Up until the 1930s, all human beings read literary works exclusively for their surface meanings. Then Leo Strauss emerged, like Prometheus carrying esoteric fire from heaven, and taught humanity that sometimes authors hide things beneath the surface and between the lines. This stunning revelation ran through political philosophy seminars like wildfire and created a secular priesthood of readers versed in that subtle hermeneutics we now know by the mellifluous neologism: Straussianism.
We’re all grateful and wonder what reading was like before Strauss’s ministrations?
But seriously, which word to choose among several likely alternatives often hinges on the translator’s understanding of the big picture. This is where translation and original composition differ to some degree. While a poet without any learning but his own experience might achieve wonders inspired by the muses, a translator usually has to have something of the scholar about him and be disciplined in the traces. A great translator must be a great reader first and foremost—someone with a broad outlook and sympathetic intelligence. This is one of the many reasons translation is such an effective tool in education.
Taken all together, the translator’s task is very much like any student’s.
But there is an important distinction. The student often studies under the external compulsion of a teacher who strives to march his pupils through an understanding of each poem in a systematic way similar to the outline above. This is not an article about pedagogy, but if the teacher (and the poem) have earned the attention and affection of the student, then this works great. If not, then not. The translator, unlike many students, brings his own motivation to the work of understanding a poem, a motivation that is deepened by the practical attractiveness of solving a problem. Teachers might note the role translation can play in motivating students to engage with and integrate great literature.

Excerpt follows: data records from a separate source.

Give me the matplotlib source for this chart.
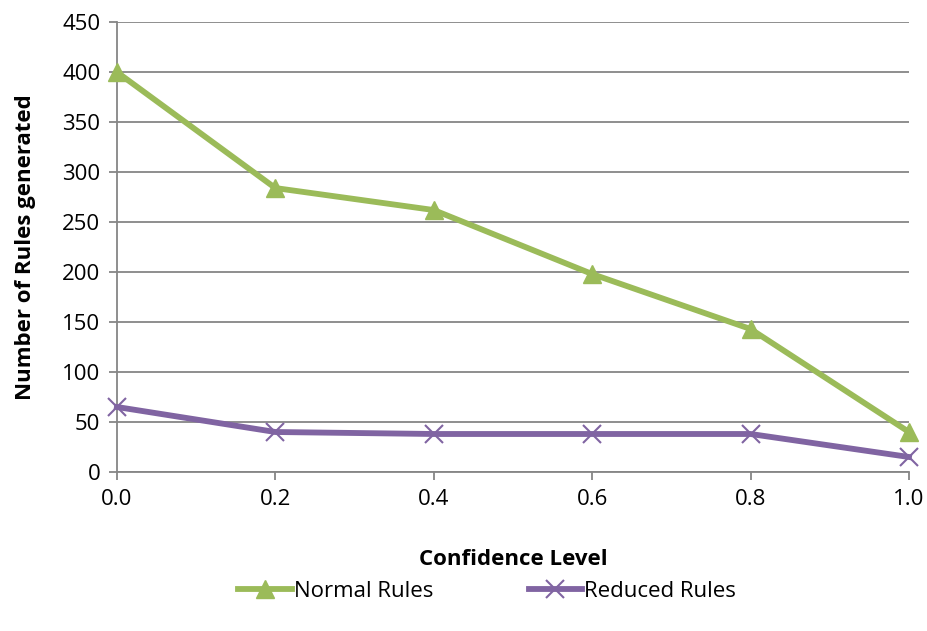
import matplotlib
matplotlib.use("Agg")
import matplotlib.pyplot as plt

confidence = [0.0, 0.2, 0.4, 0.6, 0.8, 1.0]
normal_rules = [400, 284, 262, 198, 143, 40]
reduced_rules = [65, 40, 38, 38, 38, 15]
x_ticks = [0.0, 0.2, 0.4, 0.6, 0.8, 1.0]
y_ticks = list(range(0, 451, 50))

plt.rcParams['font.family'] = ['Open Sans', 'DejaVu Sans']

fig = plt.figure(figsize=(9.28, 6.31), dpi=100)
ax = fig.add_axes([0.126, 0.252, 0.8535, 0.713])

green = '#9BBB59'
purple = '#8064A2'
grid_c = '#868686'

ax.plot(confidence, normal_rules, color=green, lw=4.2, marker='^', ms=13,
        markeredgecolor=green, label='Normal Rules', clip_on=False, zorder=3)
ax.plot(confidence, reduced_rules, color=purple, lw=4.2, marker='x', ms=13,
        markeredgewidth=1.5, markeredgecolor=purple, label='Reduced Rules',
        clip_on=False, zorder=3)

ax.set_xlim(0, 1.0)
ax.set_ylim(0, 450)
ax.set_xticks(x_ticks)
ax.set_xticklabels([f'{v:.1f}' for v in x_ticks])
ax.set_yticks(y_ticks)
ax.yaxis.grid(True, color=grid_c, lw=1.3)
ax.set_axisbelow(True)

for s in ['top', 'right']:
    ax.spines[s].set_visible(False)
for s in ['left', 'bottom']:
    ax.spines[s].set_color(grid_c)
    ax.spines[s].set_linewidth(1.3)
ax.tick_params(axis='both', direction='out', length=6, width=1.3, color=grid_c,
               labelsize=16, labelcolor='black', pad=6)

ax.set_xlabel('Confidence Level', fontsize=16, fontweight='bold', labelpad=28)
ax.set_ylabel('Number of Rules generated', fontsize=16, fontweight='bold', labelpad=19)

fig.legend(loc='center', bbox_to_anchor=(0.525, 0.063), ncol=2, frameon=False,
           fontsize=16, handlelength=2.4, handletextpad=0.1, columnspacing=4.3)

fig.savefig('out.png', dpi=100, facecolor='white')
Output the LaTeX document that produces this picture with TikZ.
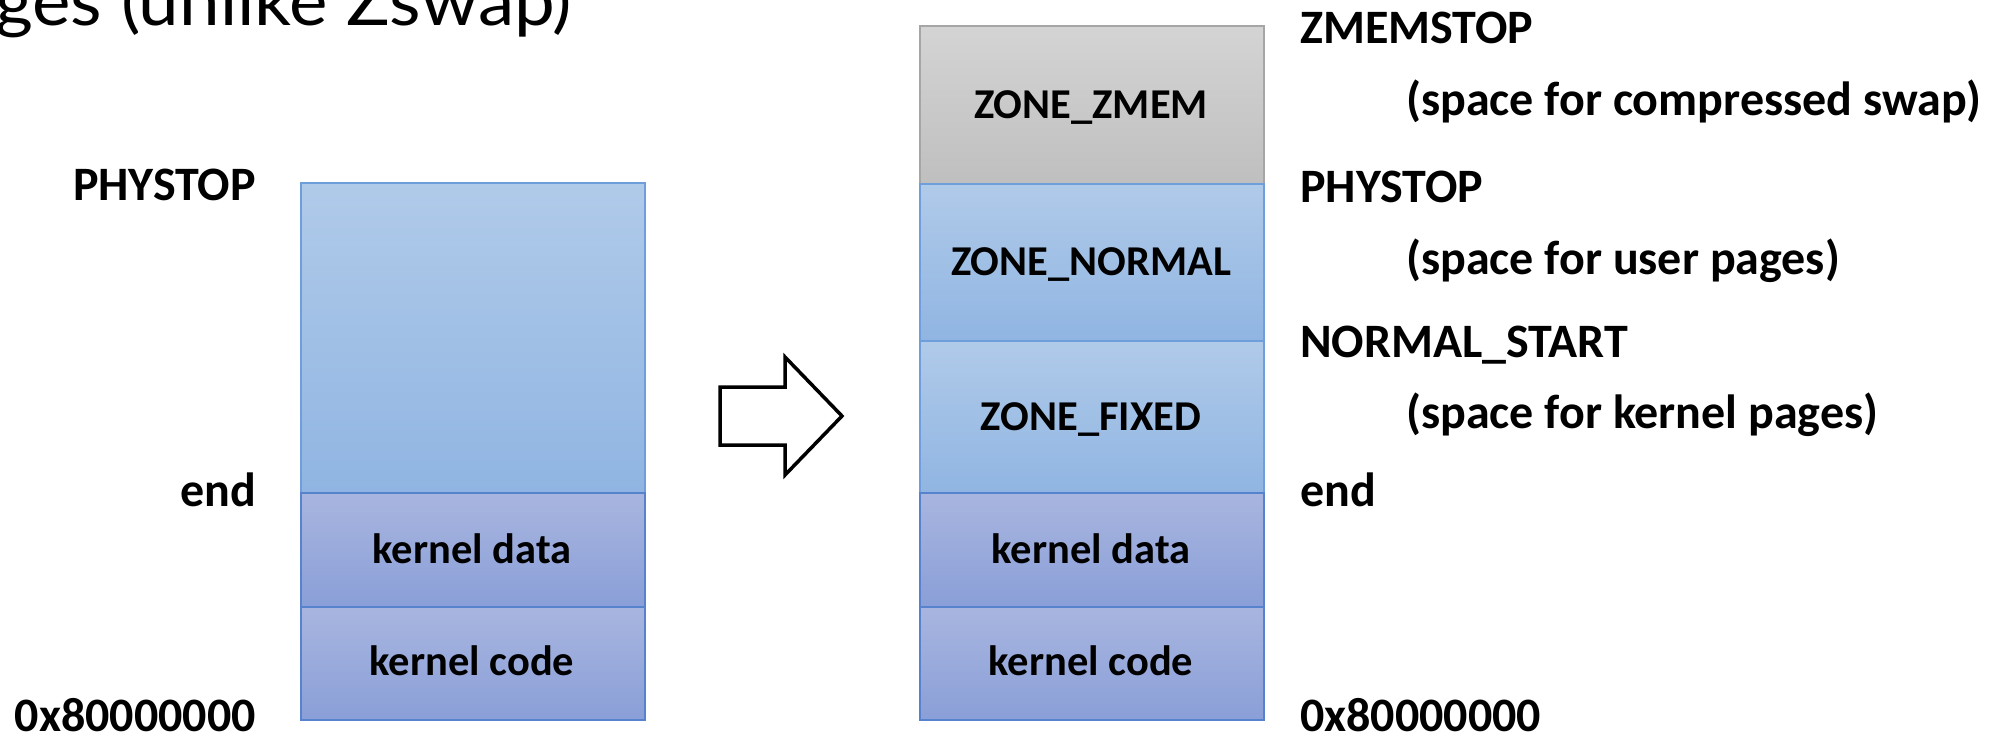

The final element necessary for a good translation of a poem is perhaps the hardest of all. It is the spark of the poetic that allows the translation to stand on its own as a poem. It seems to me that this spark is unearned—yes, the ground-game has to be perfect: blocking and tackling each line just so, but in the end, a perfectly executed translation might not become luminous like the original. It appears to me that this is up to the muses who trade almost indiscriminately in talent and hard work alongside dumb luck and happy accident.
Was William James referring to poetry in the quote you include here? If so, in that light, he would seem to be a kind of precursor to Strauss. Meanwhile, I like your comparison of translation to problem solving. Indeed! And your reference to the muses, so courted in past ages, but so often forgotten in our own. One last thing: when I have translated a poem, my desire has been to immerse myself so deeply into the original that I might almost become one flesh with it, as it were, and only then be able to bring forth an entirely new poem of my own.